My own take is that the movies I like best are the ones where the director is the clear auteur. The other components of film-making, particularly cinematography and writing, are important. But the director usually has control over these aspects of the film, and at the very least he or she chooses whom to work with.

I agree with you about acting in contemporary film making. They’re basically meat puppets. Liam Neeson had some choice words about this after working under Lucas. But if you want to see acting, go watch all the early Elizabeth Taylor movies, or Katherine Hepburn, or Jimmy Stewart. Film actors used to be artists.

posted by Nelson at June 18, 2004 07:00 PM #

Though they are hardly the prime creative movers in film, I think you underestimate the potential of a really good actor to elevate ordinary material. One example that springs immediately to mind was last year’s “Pirates of the Carribean”, which no one expected to be anything more than bog-standard licensed property fare, and which was elevated by an outstanding performance by Johnny Depp.

posted by Dave Walker at June 19, 2004 11:33 AM #

That’s a really good summary, Aaron. And especially the differences between TV and movies. In fact, as I was reading, I was thinking, “What would Seinfeld be like without Larry David?” And, “Look what happened to the West Wing when Sorkin bailed out.”

Writers for TV series are a critical piece of the art (and I assume are compensated appropriately).

Movies, on the other hand… much different animal. I was struck by your comment about actors seeming to almost never make good artists. In most cases, I’d say you’re spot on. But, there are a few actors that seem to so completely capture the essence of what the writers had in mind, that they do bring a high level of value to the art of a movie.

Examples (completely subjective, I realize) are Cate Blanchett and Russell Crowe. For me, they seem to lose themselves into their characters to the point that I nearly forget who is playing the characters. When that happens, I consider the actor a true artist.

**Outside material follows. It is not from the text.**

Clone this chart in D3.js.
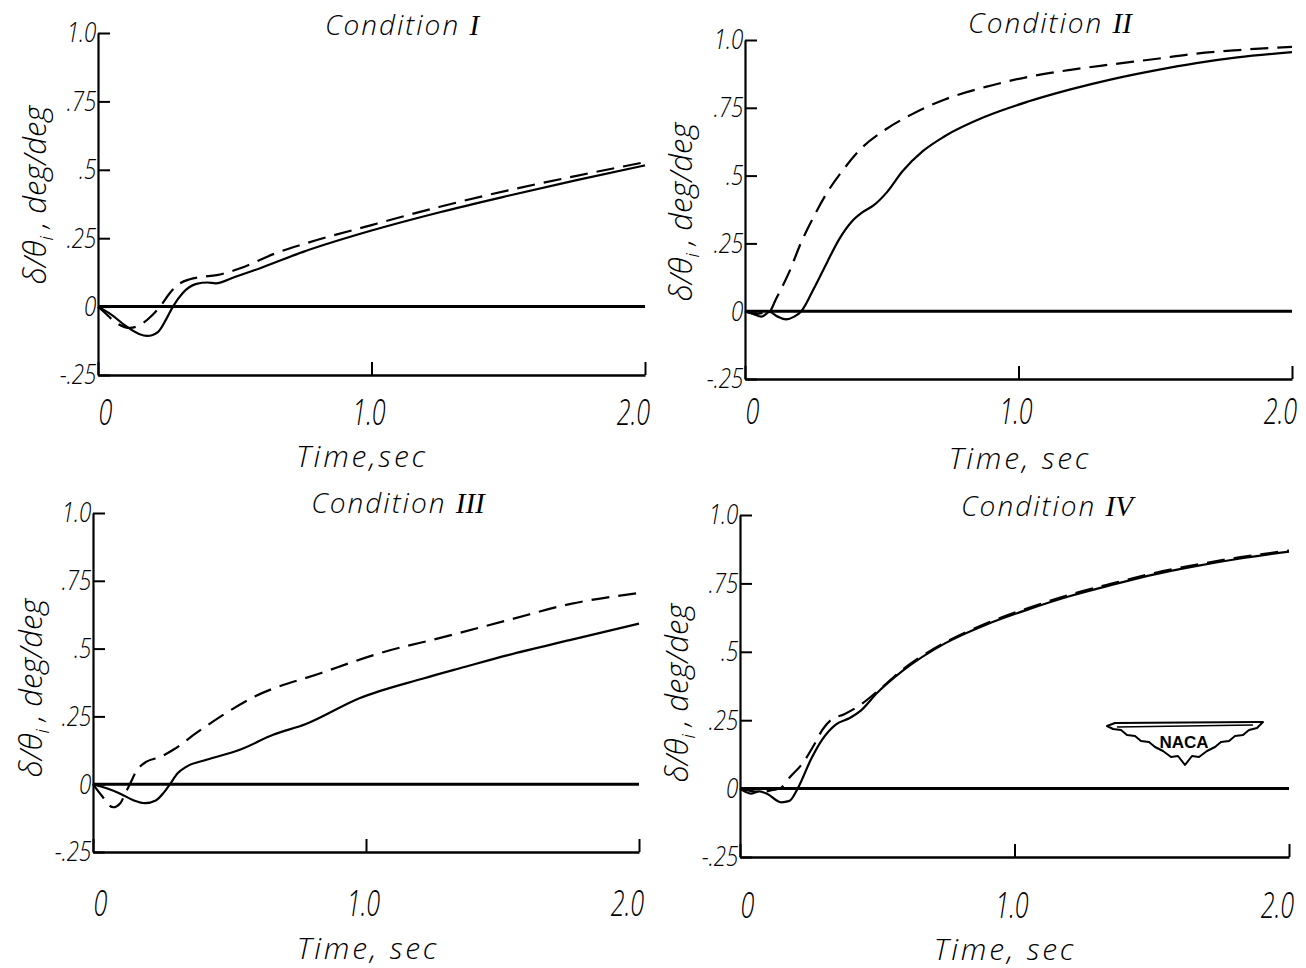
<!DOCTYPE html>
<html><head><meta charset="utf-8">
<script src="https://cdn.jsdelivr.net/npm/d3@7"></script>
<style>body{margin:0;background:#fff} svg{display:block}</style>
</head><body>
<svg id="chart" width="1306" height="968"></svg>
<script>
// ---------------- data ----------------
const xTickValues = [0, 1, 2];
const xTickLabels = ["0", "1.0", "2.0"];
const yTickValues = [1, 0.75, 0.5, 0.25, 0, -0.25];
const yTickLabels = ["1.0", ".75", ".5", ".25", "0", "-.25"];
const conditionNames = ["I", "II", "III", "IV"];
const timeLabels = ["Time,sec", "Time, sec", "Time, sec", "Time, sec"];
const yTitleMain = "δ/θ";
const yTitleSub = "i";
const yTitleRest = " , deg/deg";

// [time (sec), delta/theta_i (deg/deg)]
const cond1Solid = [[0,0],[0.05,-0.03],[0.1,-0.07],[0.15,-0.1],[0.18,-0.107],[0.22,-0.092],[0.25,-0.045],[0.274,0],[0.31,0.05],[0.36,0.083],[0.4,0.088],[0.43,0.085],[0.5,0.108],[0.6,0.143],[0.75,0.2],[1.0,0.278],[1.25,0.345],[1.5,0.405],[1.75,0.462],[2.0,0.516]];
const cond1Dashed = [[0,0],[0.02,-0.018],[0.068,-0.06],[0.117,-0.078],[0.165,-0.06],[0.2,-0.03],[0.227,0],[0.263,0.05],[0.3,0.085],[0.336,0.1],[0.373,0.108],[0.434,0.115],[0.52,0.14],[0.65,0.195],[0.75,0.228],[1.0,0.298],[1.25,0.365],[1.5,0.425],[1.75,0.478],[2.0,0.528]];
const cond2Solid = [[0,0],[0.03,-0.01],[0.06,-0.02],[0.09,-0.003],[0.12,-0.02],[0.15,-0.03],[0.18,-0.02],[0.206,0],[0.25,0.08],[0.3,0.18],[0.344,0.265],[0.39,0.33],[0.43,0.365],[0.47,0.39],[0.52,0.44],[0.575,0.515],[0.65,0.59],[0.73,0.645],[0.88,0.718],[1.035,0.773],[1.19,0.818],[1.34,0.855],[1.5,0.888],[1.65,0.915],[1.8,0.936],[2.0,0.955]];
const cond2Dashed = [[0,0],[0.04,-0.01],[0.07,-0.005],[0.09,0],[0.113,0.044],[0.161,0.143],[0.205,0.253],[0.252,0.35],[0.3,0.437],[0.358,0.52],[0.42,0.595],[0.514,0.67],[0.606,0.724],[0.728,0.78],[0.88,0.827],[1.035,0.864],[1.19,0.89],[1.34,0.91],[1.5,0.93],[1.65,0.95],[1.805,0.963],[2.0,0.975]];
const cond3Solid = [[0,0],[0.05,-0.015],[0.1,-0.035],[0.15,-0.06],[0.19,-0.07],[0.23,-0.06],[0.26,-0.03],[0.282,0],[0.31,0.04],[0.343,0.065],[0.416,0.09],[0.538,0.127],[0.66,0.182],[0.78,0.222],[0.976,0.317],[1.21,0.39],[1.36,0.432],[1.52,0.476],[1.75,0.532],[2.0,0.592]];
const cond3Dashed = [[0,0],[0.03,-0.04],[0.074,-0.085],[0.1,-0.07],[0.12,-0.03],[0.135,0],[0.16,0.05],[0.196,0.083],[0.245,0.1],[0.294,0.127],[0.38,0.19],[0.447,0.236],[0.59,0.322],[0.836,0.41],[1.05,0.483],[1.286,0.543],[1.52,0.605],[1.75,0.665],[2.0,0.705]];
const cond4Solid = [[0,0],[0.04,-0.018],[0.07,-0.01],[0.1,-0.02],[0.15,-0.05],[0.18,-0.045],[0.21,0],[0.26,0.11],[0.3,0.18],[0.35,0.235],[0.4,0.258],[0.44,0.285],[0.5,0.35],[0.592,0.43],[0.745,0.53],[0.898,0.6],[1.05,0.655],[1.2,0.703],[1.357,0.745],[1.51,0.783],[1.66,0.813],[1.817,0.84],[2.0,0.866]];
const cond4Dashed = [[0,0],[0.05,-0.01],[0.08,-0.012],[0.12,-0.005],[0.145,0],[0.18,0.04],[0.23,0.095],[0.27,0.16],[0.3,0.215],[0.33,0.25],[0.38,0.272],[0.43,0.3],[0.5,0.355],[0.592,0.435],[0.745,0.533],[0.898,0.604],[1.05,0.66],[1.2,0.708],[1.357,0.75],[1.51,0.788],[1.66,0.818],[1.817,0.845],[2.0,0.87]];

const solidSeries = [cond1Solid, cond2Solid, cond3Solid, cond4Solid];
const dashedSeries = [cond1Dashed, cond2Dashed, cond3Dashed, cond4Dashed];

// ---------------- layout ----------------
const layout = [
  {x0:98,  x1:645,  yTop:33,  yBot:375, titleX:402,  titleY:35,  yTitleX:35,  yTitleY:195, tickBase:425, timeX:362,  timeY:467},
  {x0:745, x1:1292, yTop:40,  yBot:379, titleX:1050, titleY:33,  yTitleX:681, yTitleY:212, tickBase:424, timeX:1020, timeY:469},
  {x0:93,  x1:639,  yTop:513, yBot:852, titleX:398,  titleY:513, yTitleX:31,  yTitleY:688, tickBase:916, timeX:368,  timeY:959},
  {x0:740, x1:1289, yTop:515, yBot:857, titleX:1047, titleY:516, yTitleX:677, yTitleY:693, tickBase:918, timeX:1005, timeY:960}
];

const FONT = "'Open Sans', 'DejaVu Sans', sans-serif";
const svg = d3.select("#chart");
const XS = 0.68; // horizontal squeeze of hand-lettered tick numerals
const labelShift = {0: 7, 1: -3, 2: -12};

layout.forEach((L, i) => {
  const x = d3.scaleLinear().domain([0, 2]).range([L.x0, L.x1]);
  const y = d3.scaleLinear().domain([-0.25, 1]).range([L.yBot, L.yTop]);
  const g = svg.append("g");

  // y axis
  const ya = g.append("g").attr("transform", `translate(${L.x0},0)`)
    .call(d3.axisLeft(y).tickValues(yTickValues).tickFormat((d, k) => yTickLabels[k])
      .tickSize(-12).tickSizeOuter(0).tickPadding(2));
  ya.select(".domain").attr("stroke", "#000").attr("stroke-width", 2.2);
  ya.selectAll(".tick line").attr("stroke", "#000").attr("stroke-width", 2);
  ya.selectAll(".tick text")
    .attr("font-family", FONT).attr("font-weight", 300).attr("font-style", "italic")
    .attr("font-size", 28).attr("fill", "#000")
    .attr("transform", "scale(0.8,1)");

  // x axis (at -0.25)
  const xa = g.append("g").attr("transform", `translate(0,${L.yBot})`)
    .call(d3.axisBottom(x).tickValues(xTickValues).tickFormat((d, k) => xTickLabels[k])
      .tickSize(-13).tickSizeOuter(0).tickPadding(10));
  xa.select(".domain").attr("stroke", "#000").attr("stroke-width", 2.4);
  xa.selectAll(".tick line").attr("stroke", "#000").attr("stroke-width", 2);
  xa.selectAll(".tick text")
    .attr("y", L.tickBase - L.yBot).attr("dy", null)
    .attr("x", d => labelShift[d] / XS)
    .attr("font-family", FONT).attr("font-weight", 300).attr("font-style", "italic")
    .attr("font-size", 37).attr("fill", "#000")
    .attr("transform", `scale(${XS},1)`);

  // zero line
  g.append("line")
    .attr("x1", x(0)).attr("x2", x(2)).attr("y1", y(0)).attr("y2", y(0))
    .attr("stroke", "#000").attr("stroke-width", 3);

  const line = d3.line().x(d => x(d[0])).y(d => y(d[1])).curve(d3.curveMonotoneX);

  g.append("path").datum(solidSeries[i]).attr("d", line)
    .attr("fill", "none").attr("stroke", "#000").attr("stroke-width", 2.2);
  g.append("path").datum(dashedSeries[i]).attr("d", line)
    .attr("fill", "none").attr("stroke", "#000").attr("stroke-width", 2.2)
    .attr("stroke-dasharray", "18,9");

  // title
  const t = g.append("text").attr("x", L.titleX).attr("y", L.titleY)
    .attr("text-anchor", "middle").attr("font-family", FONT).attr("font-weight", 300)
    .attr("font-style", "italic").attr("font-size", 28).attr("letter-spacing", 2).attr("fill", "#000");
  t.append("tspan").text("Condition ");
  t.append("tspan").attr("font-family", "'Liberation Serif', serif").attr("font-size", 29)
    .attr("font-weight", 400).attr("letter-spacing", 0).text(conditionNames[i]);

  // x title
  g.append("text").attr("x", L.timeX).attr("y", L.timeY).attr("text-anchor", "middle")
    .attr("font-family", FONT).attr("font-weight", 300).attr("font-style", "italic")
    .attr("font-size", 30).attr("letter-spacing", 2.8).attr("fill", "#000").text(timeLabels[i]);

  // y title
  const yt = g.append("text").attr("transform", `translate(${L.yTitleX},${L.yTitleY}) rotate(-90)`)
    .attr("text-anchor", "middle").attr("dy", "0.35em")
    .attr("font-family", FONT).attr("font-weight", 300).attr("font-style", "italic")
    .attr("font-size", 31).attr("fill", "#000");
  yt.append("tspan").text(yTitleMain);
  yt.append("tspan").attr("font-size", 19).attr("dy", 7).text(yTitleSub);
  yt.append("tspan").attr("dy", -7).text(yTitleRest);
});

// NACA logo (decoration, lower-right panel)
const logo = svg.append("g").attr("transform", "translate(1107,722)");
logo.append("path")
  .attr("d", "M0,4 L8,1 L150,0 L156,0 L150,6 L142,8 L136,13 L128,14 L122,19 L114,20 L108,25 L100,29 L92,35 L85,34 L78,43 L71,34 L64,35 L56,29 L48,25 L42,20 L34,19 L28,14 L20,13 L14,8 L6,7 Z")
  .attr("fill", "#fff").attr("stroke", "#000").attr("stroke-width", 2).attr("stroke-linejoin", "round");
logo.append("path").attr("d", "M10,5 L146,3").attr("stroke", "#000").attr("stroke-width", 1.5).attr("fill", "none");
logo.append("text").attr("x", 77).attr("y", 26).attr("text-anchor", "middle")
  .attr("font-family", "'Liberation Sans', Arial, sans-serif").attr("font-weight", 700)
  .attr("font-size", 17).attr("fill", "#000").text("NACA");
</script>
</body></html>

Another big item for me is the music. It has the power to engage the audience. Forgive the examples, but consider “The Rock” and “Crimson Tide.” Both movies had music by Hans Zimmer and the movies would have lost a significant part of their respective allure had Zimmer not contributed his music. I consider that art.

The director role has always puzzled me. We make such a huge deal about the director. And while I agree that some directors lend true vision to their movies (I’m thinking Spielberg, Eastwood and Shyamalan), most are bouyed by their “supporting cast” (directors of photography, etc.).

One thing I’ve noticed, though… a bad script comes shining through a movie where everything else hits the mark.

posted by Tim at June 19, 2004 11:30 PM #

I think you’re not taking into account a key fact, which is that unless you’re picking up a camcorder and shooting footage of yourself, moviemaking is collaboration. The credit for what the group accomplishes in collaboration would most fairly go to the group as a whole. Credit for various aspects of the accomplishment would most fairly go to the people who actually accomplished them.

Don’t confuse official credits (WGA, ASCAP, whatever) with actual contribution to artistic success. That has to do with who’s smart, who’s naive, who’s rich, who’s powerful, who has the best agent, and a bunch of legacy assumptions, traditions, and laws.

There’s the art, and then there’s the commerce. Which are you talking about?

As for the “auteur theory,” it’s mostly useful to academics, because it gives them something to argue about. People who make movies generally don’t have time to worry about it.

posted by Keith at June 20, 2004 09:30 AM #

Just to come over all Gareth-like and point out a minor error - Ricky Gervais has a writing partner, Stephen Merchant, with whom he created The Office. As talented as he is, Ricky didn’t do it alone.